A Quantum Internet sounds like science fiction until you see the engineering clicks into place. This month, researchers at the University of Science and Technology of China (USTC) reported two results that feel less like “a cool demo” and more like “a blueprint step.” They demonstrated long-lived remote ion–ion entanglement aimed at scalable quantum repeaters, then used related techniques to run device-independent quantum key distribution (DI-QKD) beyond 100 km of fiber.

Both papers landed in the two journals that typically mark moments that will be referenced for years: Nature and Science. And while “100 km” grabs the headlines, the deeper story is about architecture: how to build networks when you cannot simply amplify or copy quantum information.

Below is what happened, why it matters, and what it really signals for the next phase of Quantum Internet development.

Quantum Internet, but in infrastructure terms

A practical Quantum Internet is not “one long fiber that carries quantum magic forever.” It is a network of nodes that can share quantum states reliably. It also needs ways to extend entanglement across distance without breaking security assumptions.
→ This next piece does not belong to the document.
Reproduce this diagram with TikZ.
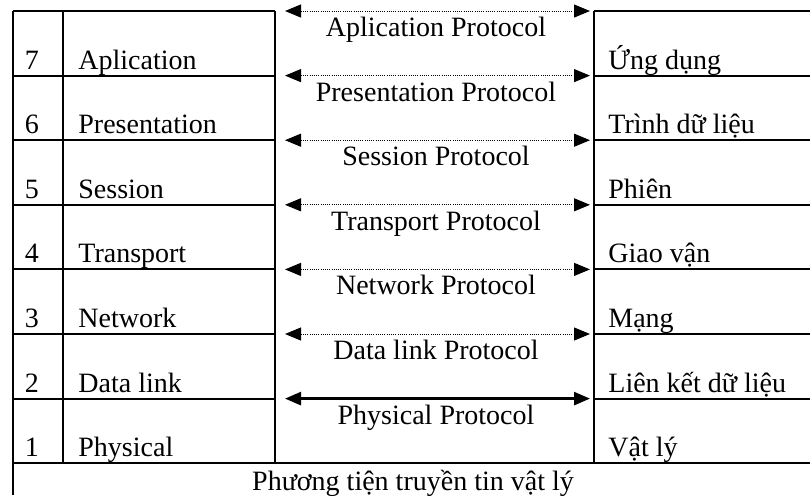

Classical networks rely on copying and boosting signals. Quantum networks cannot do that. That single constraint shapes everything. It forces researchers to work with entanglement distribution, swapping, and quantum memories—then package those tools into a repeater architecture that can scale beyond a lab hallway.

That is why this milestone matters. It tackles a key bottleneck for scalable quantum repeaters, then demonstrates DI-QKD at a distance that begins to resemble real metro-scale networking.


Quantum Internet obstacle number one: distance kills entanglement

The most stubborn limitation in fiber-based quantum networking is not mystery. It is loss. Photons in fiber get absorbed or scattered. As distance increases, direct entanglement transmission becomes exponentially harder.

That loss also hits quantum key distribution. Many QKD systems already operate securely, but DI-QKD is stricter. It demands high-quality entanglement and strong statistical evidence that security holds even if devices are imperfect or partially untrusted.

Until recently, DI-QKD experiments were typically stuck at short distances, often measured in hundreds of meters rather than tens of kilometers, because the requirements are unforgiving.

So the field has been waiting for the same missing piece: a repeater approach that can distribute entanglement between memories at separate nodes and keep it alive long enough to connect network segments.


The core breakthrough: long-lived remote ion–ion entanglement for scalable repeaters

The Nature paper reports “long-lived remote ion–ion entanglement for scalable quantum repeaters.” That title is direct for a reason. The work targets a repeater building block: remote entanglement between quantum memories (here, ions) that can last long enough to support multi-segment networking.

Why is “long-lived” such a big deal?

Because a quantum repeater is not one event. It is a chain process. You must establish entanglement on one segment, then establish it on another, then perform entanglement swapping. Every step costs time. If your entanglement decays faster than your network can coordinate those steps, your repeater fails as a system even if it “works” as a single-shot experiment.

The Nature article emphasizes this as a “critical building block for quantum repeaters” and an “important step toward scalable quantum networks.” That phrasing matters. It signals the experiment is framed around scalability constraints, not just showcasing an isolated quantum effect.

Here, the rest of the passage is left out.